Looking Towards the Future of Automated Machine-learning

I recently gave a presentation at Venture Cafe describing how I see automation changing python, machine-learning workflows in the near future.

In this post, I highlight the presentation’s main points. You can find the slides here.

From Ray Kurzweil’s excitement about a technological singularity to Elon Musk’s warnings about an A.I. Apocalypse, automated machine-learning evokes strong feelings. Neither of these futures will be true in the near-term, but where will automation fit in your machine-learning workflows?

Our existing machine-learning workflows might look a little like the following (please forgive the drastic oversimplification of a purely sequential progression across stages!).

Where does automation exist in this workflow? Where can automation improve this workflow?

Not all these stages are within the scope of machine-learning. For instance, while you should automate gathering data, I view this as a data engineering problem. In the image below, I depict the stages that I consider ripe for automation, and the stages I consider wrong for automation. For example, data cleaning is too idiosyncratic to each dataset for true automation. I “X” out model evaluation as wrong for automation.

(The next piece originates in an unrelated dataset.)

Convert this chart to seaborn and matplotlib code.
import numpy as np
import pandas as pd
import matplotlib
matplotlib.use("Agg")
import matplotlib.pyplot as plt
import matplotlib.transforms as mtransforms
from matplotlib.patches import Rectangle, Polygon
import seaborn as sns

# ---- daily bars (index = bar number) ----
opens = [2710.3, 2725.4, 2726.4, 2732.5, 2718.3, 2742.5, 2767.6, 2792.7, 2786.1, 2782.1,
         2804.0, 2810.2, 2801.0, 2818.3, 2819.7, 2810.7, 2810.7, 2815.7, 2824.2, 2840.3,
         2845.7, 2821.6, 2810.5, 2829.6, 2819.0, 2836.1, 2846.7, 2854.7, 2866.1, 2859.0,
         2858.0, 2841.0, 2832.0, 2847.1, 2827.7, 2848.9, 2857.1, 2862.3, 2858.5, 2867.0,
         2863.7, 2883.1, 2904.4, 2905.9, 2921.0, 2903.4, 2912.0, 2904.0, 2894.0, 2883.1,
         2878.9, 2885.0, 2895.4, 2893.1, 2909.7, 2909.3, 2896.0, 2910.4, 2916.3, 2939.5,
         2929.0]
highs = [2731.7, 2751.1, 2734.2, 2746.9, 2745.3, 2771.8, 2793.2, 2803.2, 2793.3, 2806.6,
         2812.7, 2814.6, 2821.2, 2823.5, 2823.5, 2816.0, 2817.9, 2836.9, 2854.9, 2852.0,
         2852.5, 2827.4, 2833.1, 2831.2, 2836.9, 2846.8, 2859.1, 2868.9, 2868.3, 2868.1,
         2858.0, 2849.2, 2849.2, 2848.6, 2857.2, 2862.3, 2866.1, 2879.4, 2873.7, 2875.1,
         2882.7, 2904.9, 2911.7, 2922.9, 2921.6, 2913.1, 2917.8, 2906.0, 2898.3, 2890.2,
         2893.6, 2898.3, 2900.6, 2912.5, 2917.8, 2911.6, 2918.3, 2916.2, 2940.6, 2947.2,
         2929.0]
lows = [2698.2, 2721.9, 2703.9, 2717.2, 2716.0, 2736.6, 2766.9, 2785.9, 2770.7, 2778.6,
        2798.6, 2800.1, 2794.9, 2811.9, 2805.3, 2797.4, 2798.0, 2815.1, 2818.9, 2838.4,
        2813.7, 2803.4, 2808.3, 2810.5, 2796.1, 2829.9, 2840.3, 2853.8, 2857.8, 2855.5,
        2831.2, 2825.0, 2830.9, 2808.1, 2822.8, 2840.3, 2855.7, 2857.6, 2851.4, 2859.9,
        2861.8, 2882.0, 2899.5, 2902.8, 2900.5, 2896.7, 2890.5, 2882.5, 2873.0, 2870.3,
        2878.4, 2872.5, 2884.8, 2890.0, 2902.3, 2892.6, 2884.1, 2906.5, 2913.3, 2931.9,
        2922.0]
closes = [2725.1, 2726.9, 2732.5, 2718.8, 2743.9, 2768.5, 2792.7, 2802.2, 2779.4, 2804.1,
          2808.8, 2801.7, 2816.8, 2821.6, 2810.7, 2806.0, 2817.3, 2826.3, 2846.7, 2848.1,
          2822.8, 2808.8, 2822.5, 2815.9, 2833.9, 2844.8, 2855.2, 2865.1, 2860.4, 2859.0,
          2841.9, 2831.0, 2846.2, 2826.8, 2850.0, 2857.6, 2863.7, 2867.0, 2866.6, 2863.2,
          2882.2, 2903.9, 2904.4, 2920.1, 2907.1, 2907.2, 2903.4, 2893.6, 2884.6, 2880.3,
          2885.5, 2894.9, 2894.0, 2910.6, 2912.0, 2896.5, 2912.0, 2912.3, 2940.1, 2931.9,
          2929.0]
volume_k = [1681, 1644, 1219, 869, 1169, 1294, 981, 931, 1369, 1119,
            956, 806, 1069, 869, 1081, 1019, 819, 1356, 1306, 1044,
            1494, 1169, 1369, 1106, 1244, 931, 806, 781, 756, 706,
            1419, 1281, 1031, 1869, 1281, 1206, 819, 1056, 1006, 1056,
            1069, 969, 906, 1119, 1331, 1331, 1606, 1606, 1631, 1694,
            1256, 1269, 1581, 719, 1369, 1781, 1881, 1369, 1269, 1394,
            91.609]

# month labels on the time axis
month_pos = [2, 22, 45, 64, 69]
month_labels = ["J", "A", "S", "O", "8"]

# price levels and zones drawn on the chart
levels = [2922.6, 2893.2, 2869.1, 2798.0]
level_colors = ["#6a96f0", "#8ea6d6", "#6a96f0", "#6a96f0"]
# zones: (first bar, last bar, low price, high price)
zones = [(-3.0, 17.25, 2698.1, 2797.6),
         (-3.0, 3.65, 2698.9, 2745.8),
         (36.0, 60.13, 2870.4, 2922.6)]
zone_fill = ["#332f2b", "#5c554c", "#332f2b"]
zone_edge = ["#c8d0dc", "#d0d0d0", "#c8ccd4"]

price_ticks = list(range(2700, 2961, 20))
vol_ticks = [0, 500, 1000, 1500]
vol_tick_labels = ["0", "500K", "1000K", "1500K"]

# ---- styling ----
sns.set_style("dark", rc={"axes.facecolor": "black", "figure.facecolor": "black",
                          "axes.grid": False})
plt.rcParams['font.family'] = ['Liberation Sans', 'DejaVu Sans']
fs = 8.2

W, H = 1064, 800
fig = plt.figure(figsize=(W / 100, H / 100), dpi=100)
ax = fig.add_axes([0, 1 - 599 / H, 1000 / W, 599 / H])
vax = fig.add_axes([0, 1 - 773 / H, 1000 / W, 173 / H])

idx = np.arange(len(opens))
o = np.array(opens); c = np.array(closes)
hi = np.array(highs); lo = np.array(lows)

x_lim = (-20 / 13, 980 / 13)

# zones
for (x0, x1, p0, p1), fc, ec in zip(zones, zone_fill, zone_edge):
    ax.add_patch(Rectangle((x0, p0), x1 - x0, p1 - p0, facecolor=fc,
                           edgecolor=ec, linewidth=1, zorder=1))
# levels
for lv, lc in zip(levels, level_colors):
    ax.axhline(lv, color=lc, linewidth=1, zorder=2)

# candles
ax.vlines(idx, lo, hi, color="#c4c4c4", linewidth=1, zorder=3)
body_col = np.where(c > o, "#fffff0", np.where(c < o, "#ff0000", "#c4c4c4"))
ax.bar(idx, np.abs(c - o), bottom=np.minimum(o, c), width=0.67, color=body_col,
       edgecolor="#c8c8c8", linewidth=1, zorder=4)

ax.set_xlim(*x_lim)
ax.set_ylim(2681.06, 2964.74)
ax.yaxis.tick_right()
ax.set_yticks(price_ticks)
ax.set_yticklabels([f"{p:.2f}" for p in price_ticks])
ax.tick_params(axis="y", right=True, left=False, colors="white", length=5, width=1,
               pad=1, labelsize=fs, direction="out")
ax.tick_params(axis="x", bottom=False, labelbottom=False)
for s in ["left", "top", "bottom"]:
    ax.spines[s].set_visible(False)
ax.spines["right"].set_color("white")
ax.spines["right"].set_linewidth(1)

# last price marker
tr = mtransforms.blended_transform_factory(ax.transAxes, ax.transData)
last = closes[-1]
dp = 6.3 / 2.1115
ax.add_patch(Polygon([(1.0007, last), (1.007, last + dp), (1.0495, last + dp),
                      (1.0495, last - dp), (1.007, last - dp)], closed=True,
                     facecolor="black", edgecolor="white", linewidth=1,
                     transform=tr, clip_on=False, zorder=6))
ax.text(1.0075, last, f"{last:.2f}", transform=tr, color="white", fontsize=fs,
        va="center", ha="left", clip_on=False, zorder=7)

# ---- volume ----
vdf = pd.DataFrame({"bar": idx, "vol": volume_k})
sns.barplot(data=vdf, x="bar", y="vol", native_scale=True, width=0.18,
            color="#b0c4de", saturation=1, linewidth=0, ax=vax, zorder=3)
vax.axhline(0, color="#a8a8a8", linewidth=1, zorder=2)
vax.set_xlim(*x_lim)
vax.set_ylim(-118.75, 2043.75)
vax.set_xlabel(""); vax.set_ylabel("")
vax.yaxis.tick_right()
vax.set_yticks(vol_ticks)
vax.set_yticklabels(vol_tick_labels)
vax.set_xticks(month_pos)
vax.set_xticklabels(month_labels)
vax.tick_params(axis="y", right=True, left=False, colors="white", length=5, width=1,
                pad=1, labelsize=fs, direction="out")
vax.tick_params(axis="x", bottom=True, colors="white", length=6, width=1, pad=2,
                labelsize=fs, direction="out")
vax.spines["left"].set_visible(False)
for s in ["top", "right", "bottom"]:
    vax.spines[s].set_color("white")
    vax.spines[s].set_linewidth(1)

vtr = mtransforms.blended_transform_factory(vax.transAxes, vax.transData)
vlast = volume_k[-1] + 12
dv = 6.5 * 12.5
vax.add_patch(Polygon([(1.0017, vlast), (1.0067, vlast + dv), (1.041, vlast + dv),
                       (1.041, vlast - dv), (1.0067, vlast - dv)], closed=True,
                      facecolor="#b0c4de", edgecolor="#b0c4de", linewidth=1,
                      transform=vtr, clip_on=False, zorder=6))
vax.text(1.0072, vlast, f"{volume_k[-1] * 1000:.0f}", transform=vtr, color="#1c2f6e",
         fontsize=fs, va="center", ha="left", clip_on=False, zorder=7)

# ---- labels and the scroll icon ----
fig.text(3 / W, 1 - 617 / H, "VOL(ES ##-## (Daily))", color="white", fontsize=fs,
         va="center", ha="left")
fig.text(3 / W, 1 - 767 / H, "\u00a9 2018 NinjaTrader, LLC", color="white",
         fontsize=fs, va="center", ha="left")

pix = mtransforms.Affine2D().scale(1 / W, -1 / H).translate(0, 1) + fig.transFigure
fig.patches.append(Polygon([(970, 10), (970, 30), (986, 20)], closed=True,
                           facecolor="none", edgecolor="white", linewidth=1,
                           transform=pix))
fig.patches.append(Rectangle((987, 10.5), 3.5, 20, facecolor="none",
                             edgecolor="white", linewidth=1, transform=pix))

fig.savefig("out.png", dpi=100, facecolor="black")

In retrospect, I believe this is a great place for automation, but I don’t know of any existing python packages handling it.

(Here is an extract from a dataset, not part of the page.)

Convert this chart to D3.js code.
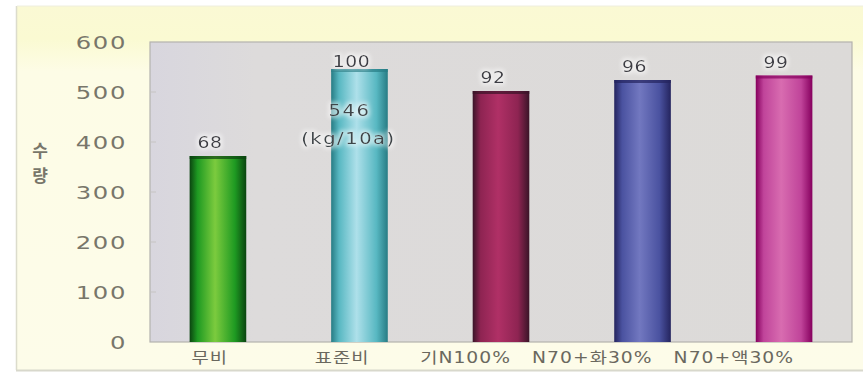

I depict feature engineering and model selection as the most promising areas for automation. I consider feature engineering as the stage where advances in automation can have the largest impact on your model performance. In the presentation, I include a strong quote from a Quora user saying that hyper-parameter tuning (a part of model selection) “hardly matters at all.” I agree with the sentiment of this quote, but it’s not true. Choosing roughly the correct hyper-parameter values is VERY important, and choosing the very best hyper-parameter values can be equally important depending on how your model is used. I highlight feature engineering over model selection because automated model selection is largely solved. For example grid-search automates model selection. It’s not a fast solution, but given infinite time, it will find the best hyper-parameter values!

There are many python libraries automating these parts of the workflow. I highlight three libraries that automate feature engineering.

The first is teapot. Teapot (more or less) takes all the different operations and models available in scikit-learn, and allows you to assemble these operations into a pipeline. Many of these operations (e.g., PCA) are forms of feature engineering. Teapot measures which operations lead to the best model performance. Because Teapot enables users to assemble SO MANY different operations, it utilizes a genetic search algorithm to search through the different possibilities more efficiently than grid-search would.

The second is auto_ml. In auto_ml users simply pass a dataset to the software and it will do model selection and hyper-parameter tuning for you. Users can also ask the software to train a deep learning model that will learn new features from your dataset. The authors claim this approach can improve model accuracy by 5%.

The third is feature tools. Feature Tools is the piece of automation software whose future I am most excited about. I find this software exciting because users can feed it pre-aggregated data. Most machine-learning models expect that for each value of the response variable, you supply a vector of explanatory variables. This is an example of aggregated data. Teapot and auto_ml both expect users to supply aggregated data. Lots of important information is lost in the aggregation process, and allowing automation to thoroughly explore different aggregations will lead to predictive features that we would not have created otherwise (any many believe this is why deep learning is so effective). Feature tools explores different aggregations all while creating easily interpreted variables (in contrast to deep learning). While I am excited about the future of feature tools, it is a new piece of software and has a ways to go before I use it in my workflows. Like most automation machine-learning software it’s very slow/resource intensive. Also, the software is not very intuitive. That said, I created a binder notebook demoing feature tools, so check it out yourself!

We should always keep in mind the possible dangers of automation and machine-learning. Removing humans from decisions accentuates biases baked into data and algorithms. These accentuated biases can have dangerous effects. We should carefully choose which decisions we’re comfortable automating and what safeguards to build around these decisions. Check out Cathy O’Neil’s amazing Weapons for Math Destruction for an excellent treatment of the topic.

This post makes no attempt to give an exhaustive view of automated machine-learning. This is my single view point on where I think automated machine-learning can have an impact on your python workflows in the near-term. For a more thorough view of automated machine-learning, check out this presentation by Randy Olson (the creator of teapot).